§ EXERCISE TASK:
Emit the data below verbatim, stripping out any pictures.
____
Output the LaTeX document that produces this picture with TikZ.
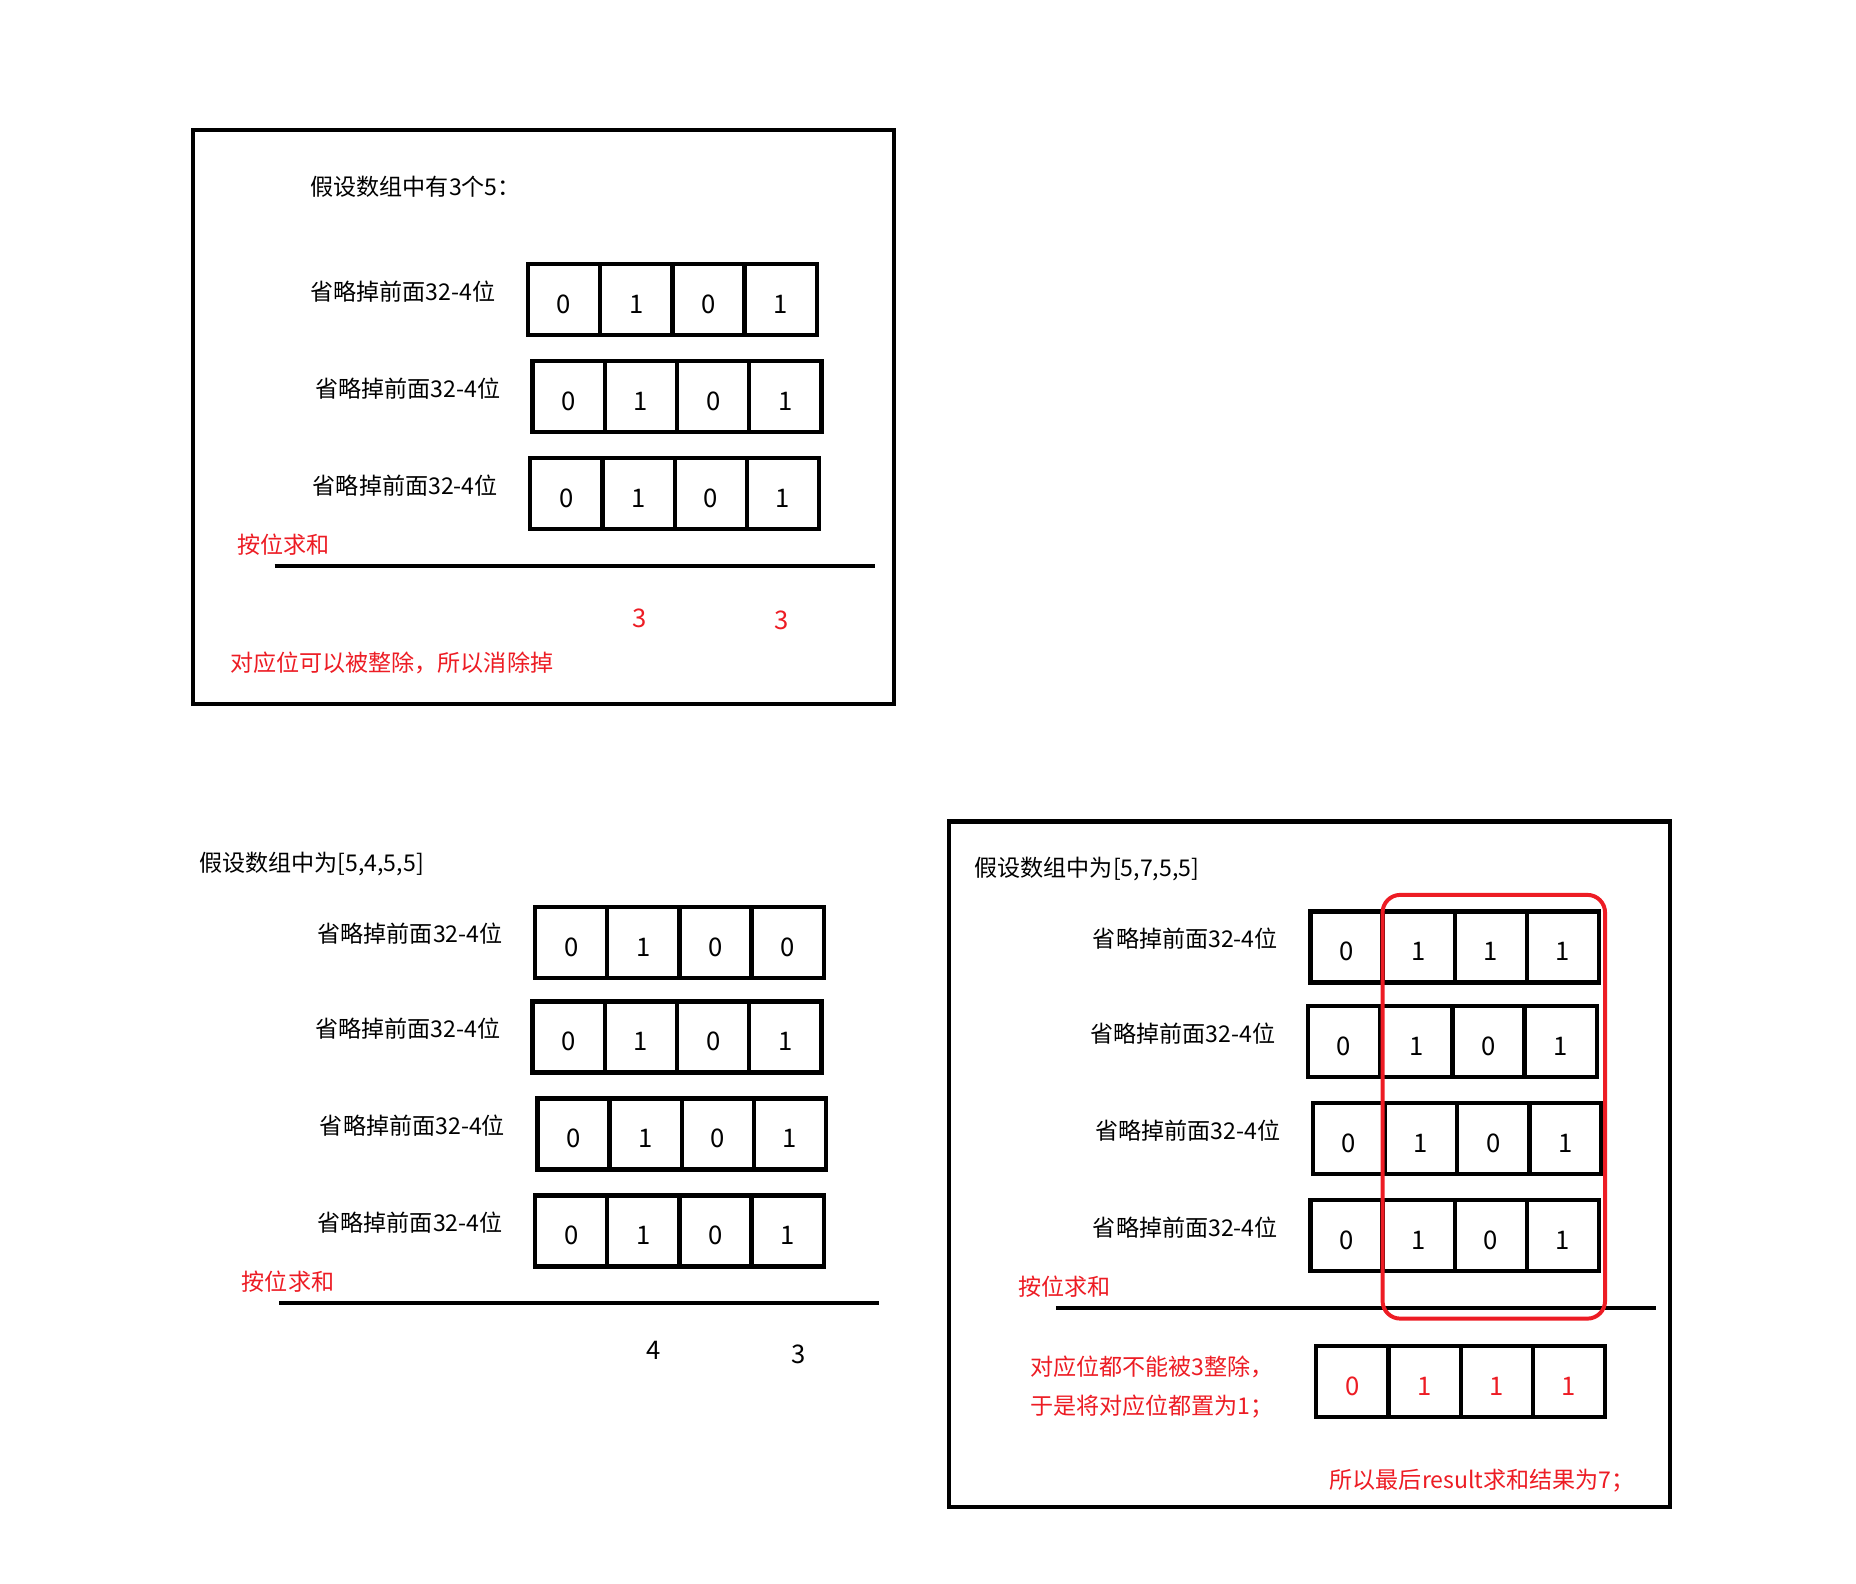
\documentclass[tikz,border=0pt]{standalone}
\usepackage{fontspec}
\setmainfont{Noto Sans CJK SC}
\definecolor{myred}{RGB}{237,28,36}
\tikzset{
 cell/.style={draw, line width=2.2pt, minimum width=36.6pt, minimum height=36pt, inner sep=0pt, outer sep=0pt, text height=14pt, text depth=0pt, font=\fontsize{13}{15}\selectfont},
 redcell/.style={text=myred},
 blkcell/.style={},
 lbl/.style={anchor=west, inner sep=0pt, font=\fontsize{11.7}{14}\selectfont},
 redtxt/.style={lbl, text=myred},
 frame/.style={draw, line width=2.2pt},
 rulel/.style={line width=2pt},
 redbox/.style={draw=myred, line width=2pt, rounded corners=9pt}
}
\newcommand\bitrow[8]{%
 \node[cell,#2,anchor=north west] (#1a) at (#3,#4) {#5};
 \node[cell,#2,anchor=west] (#1b) at (#1a.east) {#6};
 \node[cell,#2,anchor=west] (#1c) at (#1b.east) {#7};
 \node[cell,#2,anchor=west] (#1d) at (#1c.east) {#8};
}
\begin{document}
\begin{tikzpicture}[x=0.6pt,y=-0.6pt]
\useasboundingbox[fill=white] (0,0) rectangle (1568,1338);
% ---------- box 1 ----------
\draw[frame] (163,110) rectangle (755,595);
\node[lbl] (t1) at (262,158) {假设数组中有3个5：};
\node[lbl] (l11) at (262,246) {省略掉前面32-4位};
\bitrow{r11}{blkcell}{446}{223}{0}{1}{0}{1}
\node[lbl] (l12) at (266,328) {省略掉前面32-4位};
\bitrow{r12}{blkcell}{450}{305}{0}{1}{0}{1}
\node[lbl] (l13) at (264,410) {省略掉前面32-4位};
\bitrow{r13}{blkcell}{448}{387}{0}{1}{0}{1}
\node[redtxt] (s1) at (200,460) {按位求和};
\coordinate (a1) at (232,478);
\coordinate (b1) at (739,478);
\draw[rulel] (a1) -- (b1);
\node[lbl,anchor=center,text=myred,font=\fontsize{13}{15}\selectfont] (n11) at (540,522) {3};
\node[lbl,anchor=center,text=myred,font=\fontsize{13}{15}\selectfont] (n12) at (660,524) {3};
\node[redtxt] (c1) at (194,560) {对应位可以被整除，所以消除掉};
% ---------- bottom left ----------
\node[lbl] (t2) at (168,730) {假设数组中为[5,4,5,5]};
\node[lbl] (l21) at (268,789) {省略掉前面32-4位};
\bitrow{r21}{blkcell}{452}{766}{0}{1}{0}{0}
\node[lbl] (l22) at (266,869) {省略掉前面32-4位};
\bitrow{r22}{blkcell}{450}{846}{0}{1}{0}{1}
\node[lbl] (l23) at (270,951) {省略掉前面32-4位};
\bitrow{r23}{blkcell}{454}{928}{0}{1}{0}{1}
\node[lbl] (l24) at (268,1033) {省略掉前面32-4位};
\bitrow{r24}{blkcell}{452}{1010}{0}{1}{0}{1}
\node[redtxt] (s2) at (204,1083) {按位求和};
\coordinate (a2) at (236,1101);
\coordinate (b2) at (743,1101);
\draw[rulel] (a2) -- (b2);
\node[lbl,anchor=center,font=\fontsize{13}{15}\selectfont] (n21) at (552,1141) {4};
\node[lbl,anchor=center,font=\fontsize{13}{15}\selectfont] (n22) at (675,1144) {3};
% ---------- bottom right ----------
\draw[frame] (802,694) rectangle (1411,1273);
\node[lbl] (t3) at (823,734) {假设数组中为[5,7,5,5]};
\node[lbl] (l31) at (923,793) {省略掉前面32-4位};
\bitrow{r31}{blkcell}{1107}{770}{0}{1}{1}{1}
\node[lbl] (l32) at (921,873) {省略掉前面32-4位};
\bitrow{r32}{blkcell}{1105}{850}{0}{1}{0}{1}
\node[lbl] (l33) at (925,955) {省略掉前面32-4位};
\bitrow{r33}{blkcell}{1109}{932}{0}{1}{0}{1}
\node[lbl] (l34) at (923,1037) {省略掉前面32-4位};
\bitrow{r34}{blkcell}{1107}{1014}{0}{1}{0}{1}
\node[redtxt] (s3) at (860,1087) {按位求和};
\coordinate (a3) at (892,1105);
\coordinate (b3) at (1399,1105);
\draw[rulel] (a3) -- (b3);
\draw[redbox] (1168,756) rectangle (1356,1114);
\bitrow{r35}{redcell}{1112}{1137}{0}{1}{1}{1}
\node[redtxt] (c31) at (870,1155) {对应位都不能被3整除，};
\node[redtxt] (c32) at (870,1188) {于是将对应位都置为1；};
\node[redtxt] (c33) at (1123,1251) {所以最后result求和结果为7；};
\end{tikzpicture}
\end{document}
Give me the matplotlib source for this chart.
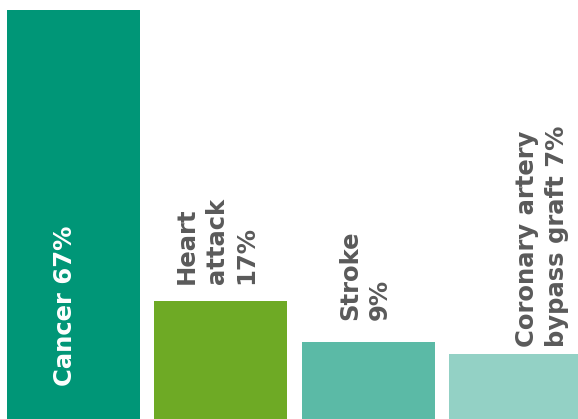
____
§ FINISHED ANSWER:
Output the LaTeX document that produces this picture with TikZ.
\documentclass[tikz,border=0pt]{standalone}
\usepackage{fontspec}
\setmainfont{Noto Sans CJK SC}
\definecolor{myred}{RGB}{237,28,36}
\tikzset{
 cell/.style={draw, line width=2.2pt, minimum width=36.6pt, minimum height=36pt, inner sep=0pt, outer sep=0pt, text height=14pt, text depth=0pt, font=\fontsize{13}{15}\selectfont},
 redcell/.style={text=myred},
 blkcell/.style={},
 lbl/.style={anchor=west, inner sep=0pt, font=\fontsize{11.7}{14}\selectfont},
 redtxt/.style={lbl, text=myred},
 frame/.style={draw, line width=2.2pt},
 rulel/.style={line width=2pt},
 redbox/.style={draw=myred, line width=2pt, rounded corners=9pt}
}
\newcommand\bitrow[8]{%
 \node[cell,#2,anchor=north west] (#1a) at (#3,#4) {#5};
 \node[cell,#2,anchor=west] (#1b) at (#1a.east) {#6};
 \node[cell,#2,anchor=west] (#1c) at (#1b.east) {#7};
 \node[cell,#2,anchor=west] (#1d) at (#1c.east) {#8};
}
\begin{document}
\begin{tikzpicture}[x=0.6pt,y=-0.6pt]
\useasboundingbox[fill=white] (0,0) rectangle (1568,1338);
% ---------- box 1 ----------
\draw[frame] (163,110) rectangle (755,595);
\node[lbl] (t1) at (262,158) {假设数组中有3个5：};
\node[lbl] (l11) at (262,246) {省略掉前面32-4位};
\bitrow{r11}{blkcell}{446}{223}{0}{1}{0}{1}
\node[lbl] (l12) at (266,328) {省略掉前面32-4位};
\bitrow{r12}{blkcell}{450}{305}{0}{1}{0}{1}
\node[lbl] (l13) at (264,410) {省略掉前面32-4位};
\bitrow{r13}{blkcell}{448}{387}{0}{1}{0}{1}
\node[redtxt] (s1) at (200,460) {按位求和};
\coordinate (a1) at (232,478);
\coordinate (b1) at (739,478);
\draw[rulel] (a1) -- (b1);
\node[lbl,anchor=center,text=myred,font=\fontsize{13}{15}\selectfont] (n11) at (540,522) {3};
\node[lbl,anchor=center,text=myred,font=\fontsize{13}{15}\selectfont] (n12) at (660,524) {3};
\node[redtxt] (c1) at (194,560) {对应位可以被整除，所以消除掉};
% ---------- bottom left ----------
\node[lbl] (t2) at (168,730) {假设数组中为[5,4,5,5]};
\node[lbl] (l21) at (268,789) {省略掉前面32-4位};
\bitrow{r21}{blkcell}{452}{766}{0}{1}{0}{0}
\node[lbl] (l22) at (266,869) {省略掉前面32-4位};
\bitrow{r22}{blkcell}{450}{846}{0}{1}{0}{1}
\node[lbl] (l23) at (270,951) {省略掉前面32-4位};
\bitrow{r23}{blkcell}{454}{928}{0}{1}{0}{1}
\node[lbl] (l24) at (268,1033) {省略掉前面32-4位};
\bitrow{r24}{blkcell}{452}{1010}{0}{1}{0}{1}
\node[redtxt] (s2) at (204,1083) {按位求和};
\coordinate (a2) at (236,1101);
\coordinate (b2) at (743,1101);
\draw[rulel] (a2) -- (b2);
\node[lbl,anchor=center,font=\fontsize{13}{15}\selectfont] (n21) at (552,1141) {4};
\node[lbl,anchor=center,font=\fontsize{13}{15}\selectfont] (n22) at (675,1144) {3};
% ---------- bottom right ----------
\draw[frame] (802,694) rectangle (1411,1273);
\node[lbl] (t3) at (823,734) {假设数组中为[5,7,5,5]};
\node[lbl] (l31) at (923,793) {省略掉前面32-4位};
\bitrow{r31}{blkcell}{1107}{770}{0}{1}{1}{1}
\node[lbl] (l32) at (921,873) {省略掉前面32-4位};
\bitrow{r32}{blkcell}{1105}{850}{0}{1}{0}{1}
\node[lbl] (l33) at (925,955) {省略掉前面32-4位};
\bitrow{r33}{blkcell}{1109}{932}{0}{1}{0}{1}
\node[lbl] (l34) at (923,1037) {省略掉前面32-4位};
\bitrow{r34}{blkcell}{1107}{1014}{0}{1}{0}{1}
\node[redtxt] (s3) at (860,1087) {按位求和};
\coordinate (a3) at (892,1105);
\coordinate (b3) at (1399,1105);
\draw[rulel] (a3) -- (b3);
\draw[redbox] (1168,756) rectangle (1356,1114);
\bitrow{r35}{redcell}{1112}{1137}{0}{1}{1}{1}
\node[redtxt] (c31) at (870,1155) {对应位都不能被3整除，};
\node[redtxt] (c32) at (870,1188) {于是将对应位都置为1；};
\node[redtxt] (c33) at (1123,1251) {所以最后result求和结果为7；};
\end{tikzpicture}
\end{document}
Give me the matplotlib source for this chart.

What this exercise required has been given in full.